**PROBLEM**
Repeat all the material exactly; pictures stay out of your copy.

Start of AVAILABLE DATA

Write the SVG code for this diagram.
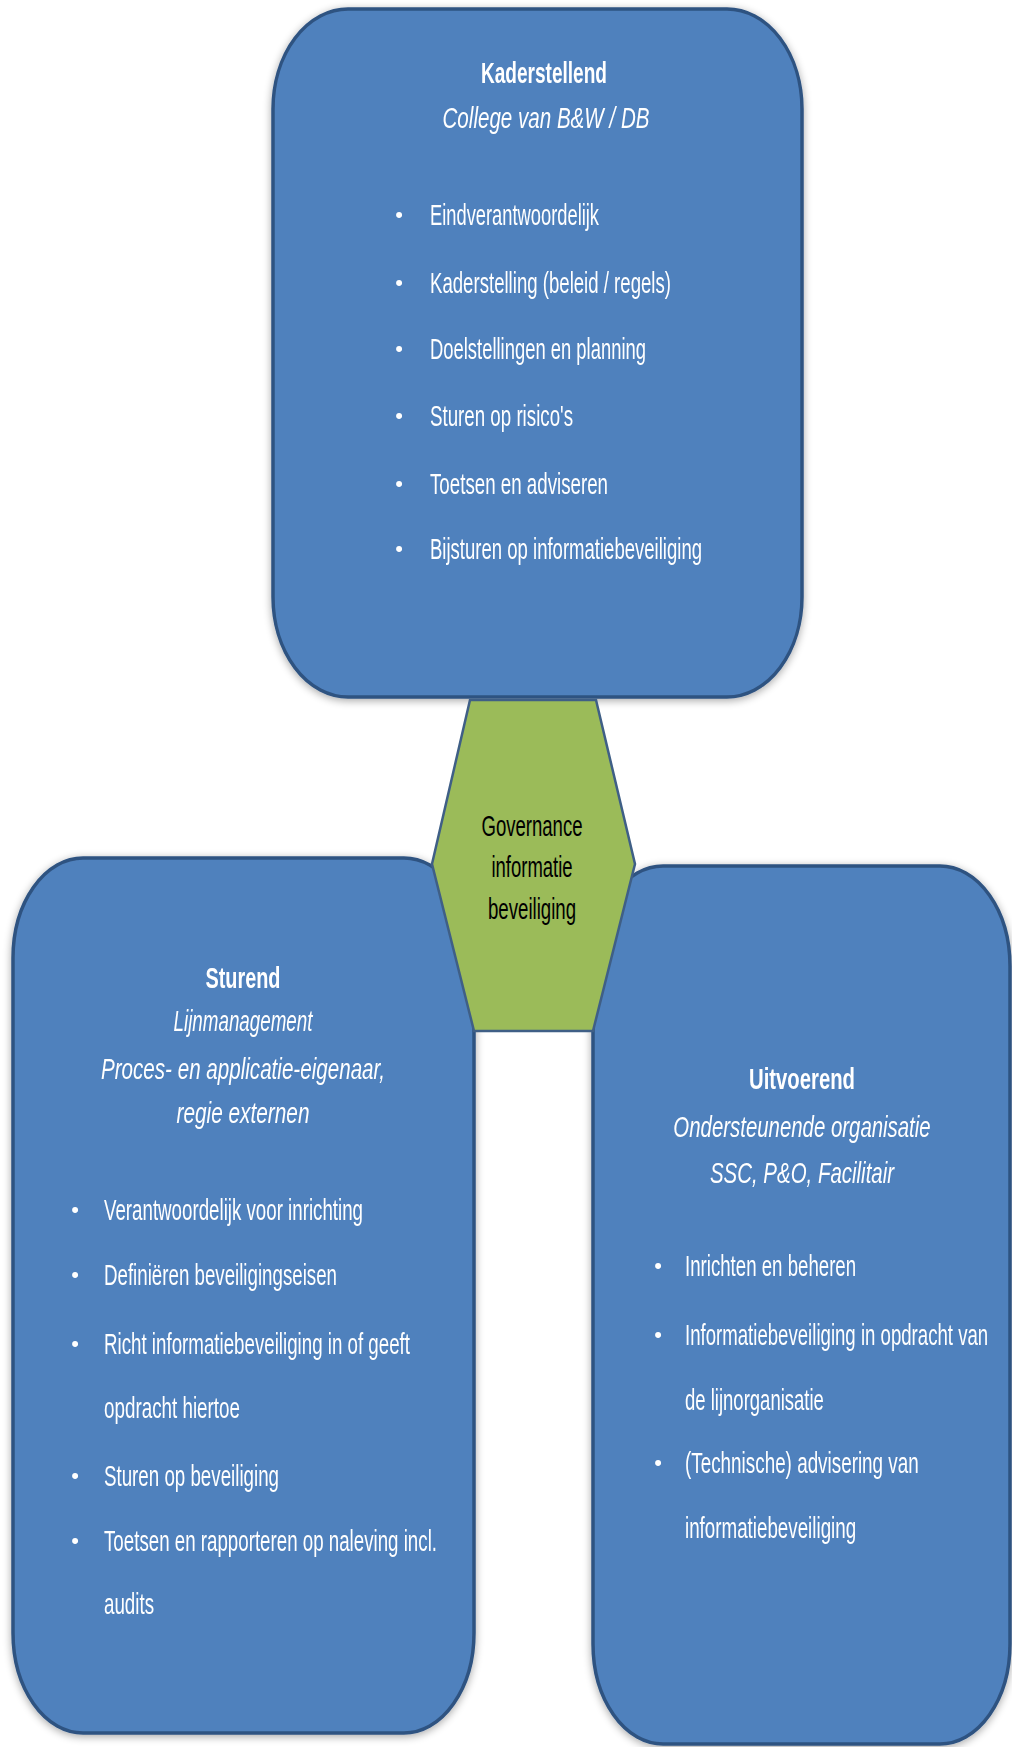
<svg xmlns="http://www.w3.org/2000/svg" width="1012" height="1747" viewBox="0 0 1012 1747">
<defs>
<filter id="sh" x="-5%" y="-5%" width="110%" height="110%">
<feGaussianBlur in="SourceAlpha" stdDeviation="4"/>
<feOffset dx="0" dy="2" result="b"/>
<feComponentTransfer><feFuncA type="linear" slope="0.35"/></feComponentTransfer>
<feMerge><feMergeNode/><feMergeNode in="SourceGraphic"/></feMerge>
</filter>
</defs>
<style>
.box{fill:#4F81BD;stroke:#2F5381;stroke-width:3.5}
.hex{fill:#9BBB59;stroke:#3F5F86;stroke-width:2.5}
.t{font-family:"Liberation Sans",Arial,sans-serif;font-size:30px;fill:#FFFFFF}
.b{font-weight:bold;text-anchor:middle}
.i{font-style:italic;text-anchor:middle}
.g{font-family:"Liberation Sans",Arial,sans-serif;font-size:30px;fill:#000000;text-anchor:middle}
.bul{font-family:"Liberation Sans",Arial,sans-serif;font-size:22px;fill:#FFFFFF;text-anchor:middle}
</style>
<rect width="1012" height="1747" fill="#FFFFFF"/>
<g id="connectors"/>
<g id="kaderstellend" filter="url(#sh)">
<path class="box" d="M348,9 H727 A75,100 0 0 1 802,109 V597 A75,100 0 0 1 727,697 H348 A75,100 0 0 1 273,597 V109 A75,100 0 0 1 348,9 Z"/>
<text class="t b" x="544" y="83" textLength="126" lengthAdjust="spacingAndGlyphs">Kaderstellend</text>
<text class="t i" x="546" y="128" textLength="207" lengthAdjust="spacingAndGlyphs">College van B&amp;W /  DB</text>
<text class="bul" x="399" y="222">•</text>
<text class="t" x="430" y="225" textLength="169" lengthAdjust="spacingAndGlyphs">Eindverantwoordelijk</text>
<text class="bul" x="399" y="290">•</text>
<text class="t" x="430" y="293" textLength="241" lengthAdjust="spacingAndGlyphs">Kaderstelling (beleid / regels)</text>
<text class="bul" x="399" y="356">•</text>
<text class="t" x="430" y="359" textLength="216" lengthAdjust="spacingAndGlyphs">Doelstellingen en planning</text>
<text class="bul" x="399" y="423">•</text>
<text class="t" x="430" y="426" textLength="143" lengthAdjust="spacingAndGlyphs">Sturen op risico's</text>
<text class="bul" x="399" y="491">•</text>
<text class="t" x="430" y="494" textLength="178" lengthAdjust="spacingAndGlyphs">Toetsen en adviseren</text>
<text class="bul" x="399" y="556">•</text>
<text class="t" x="430" y="559" textLength="272" lengthAdjust="spacingAndGlyphs">Bijsturen op informatiebeveiliging</text>
</g>
<g id="sturend" filter="url(#sh)">
<path class="box" d="M83,858 H404 A70,100 0 0 1 474,958 V1633 A70,100 0 0 1 404,1733 H83 A70,100 0 0 1 13,1633 V958 A70,100 0 0 1 83,858 Z"/>
<text class="t b" x="243" y="988" textLength="75" lengthAdjust="spacingAndGlyphs">Sturend</text>
<text class="t i" x="243" y="1031" textLength="139" lengthAdjust="spacingAndGlyphs">Lijnmanagement</text>
<text class="t i" x="243" y="1079" textLength="284" lengthAdjust="spacingAndGlyphs">Proces- en applicatie-eigenaar,</text>
<text class="t i" x="243" y="1123" textLength="133" lengthAdjust="spacingAndGlyphs">regie externen</text>
<text class="bul" x="75" y="1217">•</text>
<text class="t" x="104" y="1220" textLength="259" lengthAdjust="spacingAndGlyphs">Verantwoordelijk voor inrichting</text>
<text class="bul" x="75" y="1282">•</text>
<text class="t" x="104" y="1285" textLength="233" lengthAdjust="spacingAndGlyphs">Definiëren beveiligingseisen</text>
<text class="bul" x="75" y="1351">•</text>
<text class="t" x="104" y="1354" textLength="306" lengthAdjust="spacingAndGlyphs">Richt informatiebeveiliging in of geeft</text>
<text class="t" x="104" y="1418" textLength="136" lengthAdjust="spacingAndGlyphs">opdracht hiertoe</text>
<text class="bul" x="75" y="1483">•</text>
<text class="t" x="104" y="1486" textLength="175" lengthAdjust="spacingAndGlyphs">Sturen op beveiliging</text>
<text class="bul" x="75" y="1548">•</text>
<text class="t" x="104" y="1551" textLength="333" lengthAdjust="spacingAndGlyphs">Toetsen en rapporteren op naleving incl.</text>
<text class="t" x="104" y="1614" textLength="50" lengthAdjust="spacingAndGlyphs">audits</text>
</g>
<g id="uitvoerend" filter="url(#sh)">
<path class="box" d="M663,866 H940 A70,100 0 0 1 1010,966 V1644 A70,100 0 0 1 940,1744 H663 A70,100 0 0 1 593,1644 V966 A70,100 0 0 1 663,866 Z"/>
<g transform="translate(802,0) scale(0.62,1)">
<text class="t b" x="0" y="1089" textLength="171" lengthAdjust="spacingAndGlyphs">Uitvoerend</text>
<text class="t i" x="0" y="1137" textLength="415" lengthAdjust="spacingAndGlyphs">Ondersteunende organisatie</text>
<text class="t i" x="0" y="1183" textLength="297" lengthAdjust="spacingAndGlyphs">SSC, P&amp;O, Facilitair</text>
</g>
<text class="bul" x="658" y="1273">•</text>
<text class="bul" x="658" y="1342">•</text>
<text class="bul" x="658" y="1470">•</text>
<g transform="translate(685,0) scale(0.62,1)">
<text class="t" x="0" y="1276" textLength="276" lengthAdjust="spacingAndGlyphs">Inrichten en beheren</text>
<text class="t" x="0" y="1345" textLength="489" lengthAdjust="spacingAndGlyphs">Informatiebeveiliging in opdracht van</text>
<text class="t" x="0" y="1410" textLength="224" lengthAdjust="spacingAndGlyphs">de lijnorganisatie</text>
<text class="t" x="0" y="1473" textLength="377" lengthAdjust="spacingAndGlyphs">(Technische) advisering van</text>
<text class="t" x="0" y="1538" textLength="276" lengthAdjust="spacingAndGlyphs">informatiebeveiliging</text>
</g>
</g>
<g id="governance">
<polygon class="hex" points="470,700 596,700 635,864 593,1031 474,1031 432,864"/>
<text class="g" x="532" y="836" textLength="101" lengthAdjust="spacingAndGlyphs">Governance</text>
<text class="g" x="532" y="877" textLength="81" lengthAdjust="spacingAndGlyphs">informatie</text>
<text class="g" x="532" y="919" textLength="88" lengthAdjust="spacingAndGlyphs">beveiliging</text>
</g>
</svg>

End of AVAILABLE DATA

**THE COMPLETED TASK**
Write the SVG code for this diagram.
<svg xmlns="http://www.w3.org/2000/svg" width="1012" height="1747" viewBox="0 0 1012 1747">
<defs>
<filter id="sh" x="-5%" y="-5%" width="110%" height="110%">
<feGaussianBlur in="SourceAlpha" stdDeviation="4"/>
<feOffset dx="0" dy="2" result="b"/>
<feComponentTransfer><feFuncA type="linear" slope="0.35"/></feComponentTransfer>
<feMerge><feMergeNode/><feMergeNode in="SourceGraphic"/></feMerge>
</filter>
</defs>
<style>
.box{fill:#4F81BD;stroke:#2F5381;stroke-width:3.5}
.hex{fill:#9BBB59;stroke:#3F5F86;stroke-width:2.5}
.t{font-family:"Liberation Sans",Arial,sans-serif;font-size:30px;fill:#FFFFFF}
.b{font-weight:bold;text-anchor:middle}
.i{font-style:italic;text-anchor:middle}
.g{font-family:"Liberation Sans",Arial,sans-serif;font-size:30px;fill:#000000;text-anchor:middle}
.bul{font-family:"Liberation Sans",Arial,sans-serif;font-size:22px;fill:#FFFFFF;text-anchor:middle}
</style>
<rect width="1012" height="1747" fill="#FFFFFF"/>
<g id="connectors"/>
<g id="kaderstellend" filter="url(#sh)">
<path class="box" d="M348,9 H727 A75,100 0 0 1 802,109 V597 A75,100 0 0 1 727,697 H348 A75,100 0 0 1 273,597 V109 A75,100 0 0 1 348,9 Z"/>
<text class="t b" x="544" y="83" textLength="126" lengthAdjust="spacingAndGlyphs">Kaderstellend</text>
<text class="t i" x="546" y="128" textLength="207" lengthAdjust="spacingAndGlyphs">College van B&amp;W /  DB</text>
<text class="bul" x="399" y="222">•</text>
<text class="t" x="430" y="225" textLength="169" lengthAdjust="spacingAndGlyphs">Eindverantwoordelijk</text>
<text class="bul" x="399" y="290">•</text>
<text class="t" x="430" y="293" textLength="241" lengthAdjust="spacingAndGlyphs">Kaderstelling (beleid / regels)</text>
<text class="bul" x="399" y="356">•</text>
<text class="t" x="430" y="359" textLength="216" lengthAdjust="spacingAndGlyphs">Doelstellingen en planning</text>
<text class="bul" x="399" y="423">•</text>
<text class="t" x="430" y="426" textLength="143" lengthAdjust="spacingAndGlyphs">Sturen op risico's</text>
<text class="bul" x="399" y="491">•</text>
<text class="t" x="430" y="494" textLength="178" lengthAdjust="spacingAndGlyphs">Toetsen en adviseren</text>
<text class="bul" x="399" y="556">•</text>
<text class="t" x="430" y="559" textLength="272" lengthAdjust="spacingAndGlyphs">Bijsturen op informatiebeveiliging</text>
</g>
<g id="sturend" filter="url(#sh)">
<path class="box" d="M83,858 H404 A70,100 0 0 1 474,958 V1633 A70,100 0 0 1 404,1733 H83 A70,100 0 0 1 13,1633 V958 A70,100 0 0 1 83,858 Z"/>
<text class="t b" x="243" y="988" textLength="75" lengthAdjust="spacingAndGlyphs">Sturend</text>
<text class="t i" x="243" y="1031" textLength="139" lengthAdjust="spacingAndGlyphs">Lijnmanagement</text>
<text class="t i" x="243" y="1079" textLength="284" lengthAdjust="spacingAndGlyphs">Proces- en applicatie-eigenaar,</text>
<text class="t i" x="243" y="1123" textLength="133" lengthAdjust="spacingAndGlyphs">regie externen</text>
<text class="bul" x="75" y="1217">•</text>
<text class="t" x="104" y="1220" textLength="259" lengthAdjust="spacingAndGlyphs">Verantwoordelijk voor inrichting</text>
<text class="bul" x="75" y="1282">•</text>
<text class="t" x="104" y="1285" textLength="233" lengthAdjust="spacingAndGlyphs">Definiëren beveiligingseisen</text>
<text class="bul" x="75" y="1351">•</text>
<text class="t" x="104" y="1354" textLength="306" lengthAdjust="spacingAndGlyphs">Richt informatiebeveiliging in of geeft</text>
<text class="t" x="104" y="1418" textLength="136" lengthAdjust="spacingAndGlyphs">opdracht hiertoe</text>
<text class="bul" x="75" y="1483">•</text>
<text class="t" x="104" y="1486" textLength="175" lengthAdjust="spacingAndGlyphs">Sturen op beveiliging</text>
<text class="bul" x="75" y="1548">•</text>
<text class="t" x="104" y="1551" textLength="333" lengthAdjust="spacingAndGlyphs">Toetsen en rapporteren op naleving incl.</text>
<text class="t" x="104" y="1614" textLength="50" lengthAdjust="spacingAndGlyphs">audits</text>
</g>
<g id="uitvoerend" filter="url(#sh)">
<path class="box" d="M663,866 H940 A70,100 0 0 1 1010,966 V1644 A70,100 0 0 1 940,1744 H663 A70,100 0 0 1 593,1644 V966 A70,100 0 0 1 663,866 Z"/>
<g transform="translate(802,0) scale(0.62,1)">
<text class="t b" x="0" y="1089" textLength="171" lengthAdjust="spacingAndGlyphs">Uitvoerend</text>
<text class="t i" x="0" y="1137" textLength="415" lengthAdjust="spacingAndGlyphs">Ondersteunende organisatie</text>
<text class="t i" x="0" y="1183" textLength="297" lengthAdjust="spacingAndGlyphs">SSC, P&amp;O, Facilitair</text>
</g>
<text class="bul" x="658" y="1273">•</text>
<text class="bul" x="658" y="1342">•</text>
<text class="bul" x="658" y="1470">•</text>
<g transform="translate(685,0) scale(0.62,1)">
<text class="t" x="0" y="1276" textLength="276" lengthAdjust="spacingAndGlyphs">Inrichten en beheren</text>
<text class="t" x="0" y="1345" textLength="489" lengthAdjust="spacingAndGlyphs">Informatiebeveiliging in opdracht van</text>
<text class="t" x="0" y="1410" textLength="224" lengthAdjust="spacingAndGlyphs">de lijnorganisatie</text>
<text class="t" x="0" y="1473" textLength="377" lengthAdjust="spacingAndGlyphs">(Technische) advisering van</text>
<text class="t" x="0" y="1538" textLength="276" lengthAdjust="spacingAndGlyphs">informatiebeveiliging</text>
</g>
</g>
<g id="governance">
<polygon class="hex" points="470,700 596,700 635,864 593,1031 474,1031 432,864"/>
<text class="g" x="532" y="836" textLength="101" lengthAdjust="spacingAndGlyphs">Governance</text>
<text class="g" x="532" y="877" textLength="81" lengthAdjust="spacingAndGlyphs">informatie</text>
<text class="g" x="532" y="919" textLength="88" lengthAdjust="spacingAndGlyphs">beveiliging</text>
</g>
</svg>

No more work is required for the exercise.